PS Bangka Setara
- Full name: Persatuan Sepakbola Bangka Setara
- Nickname: Laskar Depati Bahrin (Depati Bahrin Warriors)
- Founded: November 4, 2021; 4 years ago
- Ground: Orom Stadium Bangka, Bangka Belitung Islands
- Capacity: 7,000
- Owner: Askab PSSI Bangka
- Chairman: Deni Martadiyansah
- Manager: Yogi Yamani
- Coach: Teguh Yulianto
- League: Liga 4
- 2023: 2rd, (Bangka Belitung Islands zone)
| Home colours | Away colours |

= PS Bangka Setara =

Indonesian football club

Persatuan Sepakbola Bangka Setara (simply known as PS Bangka Setara) is an Indonesian football club based in Sungailiat, Bangka, Bangka Belitung Islands.

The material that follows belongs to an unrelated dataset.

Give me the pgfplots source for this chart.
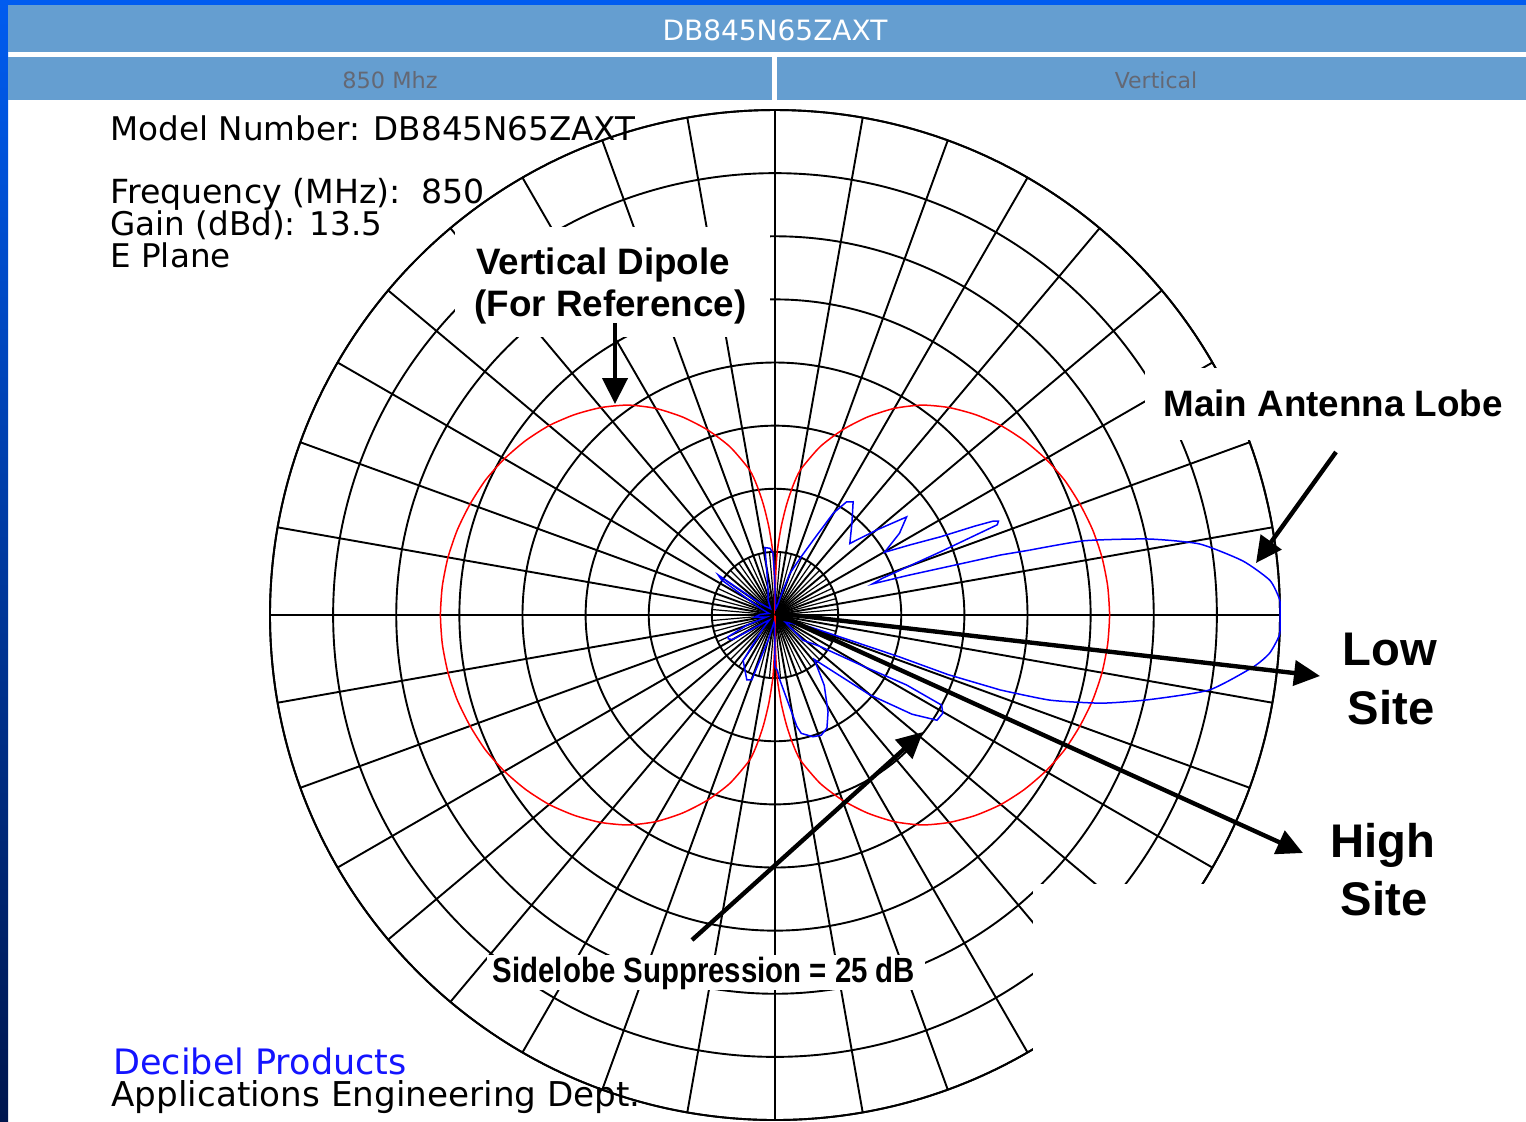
\documentclass[border=0pt]{standalone}
\usepackage{fontspec}
\setmainfont{DejaVu Sans}
\newfontfamily\lib{Liberation Sans}
\usepackage{pgfplots}
\pgfplotsset{compat=1.18}
\usepgfplotslibrary{polar}
\usetikzlibrary{arrows.meta}

\definecolor{hdr}{RGB}{101,158,208}
\definecolor{slide}{RGB}{0,92,240}
\definecolor{slidedark}{RGB}{0,22,78}
\definecolor{hdrtext}{RGB}{100,104,116}
\definecolor{pat}{RGB}{0,0,255}
\definecolor{dip}{RGB}{255,0,0}
\definecolor{deci}{RGB}{20,20,255}

\begin{document}
\begin{tikzpicture}
% page = 1526 x 1121 px, 1 px = 0.5pt
\path[use as bounding box, clip] (0,0) rectangle (763pt,-560.5pt);
\fill[white] (0,0) rectangle (763pt,-560.5pt);

\begin{polaraxis}[
  at={(387.5pt,-307.5pt)}, anchor=center,
  scale only axis, width=505pt, height=505pt,
  xmin=0, xmax=360, ymin=0, ymax=40,
  xtick={0,10,...,350}, ytick={5,10,...,40},
  xticklabels={}, yticklabels={},
  major tick length=0pt,
  grid=major,
  major grid style={black, line width=0.95pt},
  axis line style={black, line width=0.95pt},
  clip=false,
]
% extra 5 degree spokes inside the first ring
\pgfplotsinvokeforeach{5,15,...,355}{
  \addplot[black, line width=0.6pt, no marks] coordinates {(#1,0) (#1,5)};
}

% vertical dipole reference (dB + 40, gain 13.5 dB below the antenna)
\addplot[dip, line width=0.75pt, no marks, smooth, tension=0.4] coordinates {
  (-90,0) (-89,3.0) (-88,5.0) (-86,7.0) (-84,8.8) (-82,10.4) (-80,11.7)
  (-75,13.8) (-70,15.6) (-65,17.3) (-60,18.9) (-55,20.3) (-50,21.45)
  (-45,22.45) (-40,23.35) (-35,24.1) (-30,24.75) (-25,25.3) (-20,25.7)
  (-15,26.05) (-10,26.3) (-5,26.45) (0,26.5) (5,26.45) (10,26.3) (15,26.05)
  (20,25.7) (25,25.3) (30,24.75) (35,24.1) (40,23.35) (45,22.45) (50,21.45)
  (55,20.3) (60,18.9) (65,17.3) (70,15.6) (75,13.8) (80,11.7) (82,10.4)
  (84,8.8) (86,7.0) (88,5.0) (89,3.0) (90,0)
  (91,3.0) (92,5.0) (94,7.0) (96,8.8) (98,10.4) (100,11.7) (105,13.8)
  (110,15.6) (115,17.3) (120,18.9) (125,20.3) (130,21.45) (135,22.45)
  (140,23.35) (145,24.1) (150,24.75) (155,25.3) (160,25.7) (165,26.05)
  (170,26.3) (175,26.45) (180,26.5) (185,26.45) (190,26.3) (195,26.05)
  (200,25.7) (205,25.3) (210,24.75) (215,24.1) (220,23.35) (225,22.45)
  (230,21.45) (235,20.3) (240,18.9) (245,17.3) (250,15.6) (255,13.8)
  (260,11.7) (262,10.4) (264,8.8) (266,7.0) (268,5.0) (269,3.0) (270,0)
};

% DB845N65ZAXT elevation pattern: main lobe (upper half)
\addplot[pat, line width=0.75pt, no marks, smooth, tension=0.35] coordinates {
  (0,40) (1.7,40) (4.0,39.3) (6.6,37.3) (9.5,34.1) (11.5,30.2) (13.5,25.2)
  (14.3,20.8)
};
% side lobes, from the upper edge of the main lobe round to its lower edge
\addplot[pat, line width=0.75pt, no marks] coordinates {
  (14.3,20.8) (14.9,18.5) (15.6,14.4) (16.6,11.0) (17.7,8.1) (18.9,9.0)
  (20.9,14.0) (22.1,19.0) (22.8,19.2) (23.3,18.8) (24.0,17.3) (25.3,14.5)
  (27.5,12.0) (29.8,10.0) (33.3,11.8) (36.7,13.0) (39.9,10.5) (43.7,8.2)
  (50.1,9.5) (55.4,10.9) (57.7,10.6) (60.2,9.3) (62.9,6.7) (66.2,4.9)
  (70.3,3.5) (72.0,2.1) (76,0.8) (84,0.5) (88,1.0) (90.5,3.0) (91.8,4.9)
  (94.3,5.3) (98.5,5.4) (100.8,3.4) (106,2.0) (115,1.3) (125,0.6) (135,0.9)
  (142,1.5) (144.8,5.5) (146.7,5.05) (155,1.3) (165,0.5) (178,1.2) (186,1.6)
  (193,0.7) (200,2.4) (204.9,4.1) (207,4.15) (210,3.9) (215,1.0) (222,0.6)
  (228,1.4) (235,4.4) (246.5,5.6) (250.3,5.45) (255,2.0) (262,0.6) (268,0.8)
  (270,4.1) (272.5,4.4) (274.4,5.2) (281.1,9.0) (282.5,9.6) (287.3,10.1)
  (291,10.2) (294.7,9.85) (298.7,8.75) (305,6.8) (311.5,4.7) (319.9,9.8)
  (324.1,13.4) (327.0,15.3) (329.7,15.4) (331.6,15.0) (332.0,11.8)
  (330.0,8.2) (325.0,4.3) (318,3.0) (325,1.0) (341.2,2.9) (341.4,6.3)
  (341.4,10.4) (341.0,14.5) (341.6,18.8)
};
% main lobe (lower half)
\addplot[pat, line width=0.75pt, no marks, smooth, tension=0.35] coordinates {
  (341.6,18.8) (342.8,22.8) (344.9,26.8) (347.2,30.3) (350.2,34.9)
  (353.8,38.1) (355.6,39.3) (357.8,40) (360,40)
};
\end{polaraxis}

\begin{scope}[x=0.5pt,y=-0.5pt]
% slide background and header bars
\fill[slide] (0,0) rectangle (1526,5);
\shade[top color=slide, bottom color=slidedark] (0,0) rectangle (8,1121);
\fill[hdr] (8,5) rectangle (1526,52);
\fill[hdr] (8,57) rectangle (772,100);
\fill[hdr] (777,57) rectangle (1526,100);
\node[anchor=base, inner sep=0, text=white, font=\fontsize{14pt}{16pt}\selectfont]
  at (775,40) {DB845N65ZAXT};
\node[anchor=base, inner sep=0, text=hdrtext, font=\fontsize{11.2pt}{13pt}\selectfont]
  at (390,88) {850 Mhz};
\node[anchor=base, inner sep=0, text=hdrtext, font=\fontsize{11pt}{13pt}\selectfont]
  at (1156,88) {Vertical};

% white label boxes that cover the grid
\fill[white] (455,227) rectangle (770,337);
\fill[white] (1145,368) rectangle (1526,440);
\fill[white] (1033,884) rectangle (1526,1121);
\fill[white] (487,955) rectangle (925,990);

% plot information
\begin{scope}[every node/.style={anchor=base west, inner sep=0, font=\fontsize{16.3pt}{19pt}\selectfont}]
\node at (110,140) {Model Number: DB845N65ZAXT};
\node[font=\fontsize{16.6pt}{19pt}\selectfont] at (110,203) {Frequency (MHz):\ \ 850};
\node at (110,235) {Gain (dBd): 13.5};
\node at (110,267) {E Plane};
\node[text=deci, font=\fontsize{17.5pt}{19pt}\selectfont] at (113,1074) {Decibel Products};
\node[font=\fontsize{17.1pt}{19pt}\selectfont] at (111,1106) {Applications Engineering Dept.};
\end{scope}

% annotations
\begin{scope}[every node/.style={inner sep=0}]
\node[anchor=base west, font=\lib\bfseries\fontsize{18.4pt}{20pt}\selectfont] at (476,274) {Vertical Dipole};
\node[anchor=base west, font=\lib\bfseries\fontsize{18.4pt}{20pt}\selectfont] at (474,316) {(For Reference)};
\node[anchor=base west, font=\lib\bfseries\fontsize{18.4pt}{20pt}\selectfont] at (1163,416) {Main Antenna Lobe};
\node[anchor=base, font=\lib\bfseries\fontsize{23.6pt}{26pt}\selectfont] at (1390,665) {Low};
\node[anchor=base, font=\lib\bfseries\fontsize{23.6pt}{26pt}\selectfont] at (1391,724) {Site};
\node[anchor=base, font=\lib\bfseries\fontsize{23.6pt}{26pt}\selectfont] at (1383,857) {High};
\node[anchor=base, font=\lib\bfseries\fontsize{23.6pt}{26pt}\selectfont] at (1384,915) {Site};
\node[anchor=base, font=\lib\bfseries\fontsize{17.5pt}{20pt}\selectfont] at (704,982)
  {\scalebox{0.84}[1]{Sidelobe Suppression = 25 dB}};
\end{scope}

\begin{scope}[line width=2.2pt, -{Triangle[length=13pt, width=12.5pt]}]
\draw (615,323) -- (615,404);
\draw (1336,452) -- (1256,563);
\draw (775,613) -- (1320,676);
\draw (775,613) -- (1303,853);
\draw (692,940) -- (923,732);
\end{scope}
\end{scope}
\end{tikzpicture}
\end{document}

They currently compete in the Liga 4.

==History==
PS Bangka Setara was established in 2021, PS Bangka Setara was officially launched by the Regent of Bangka, Mulkan.

PS Bangka Setara made club debut into Indonesian football by joining the third-tier league Indonesia Liga 3 in 2021. PS Bangka Setara made their first league match debut on 5 November 2021 in a 4–0 win against Putra Laut at the Orom Stadium.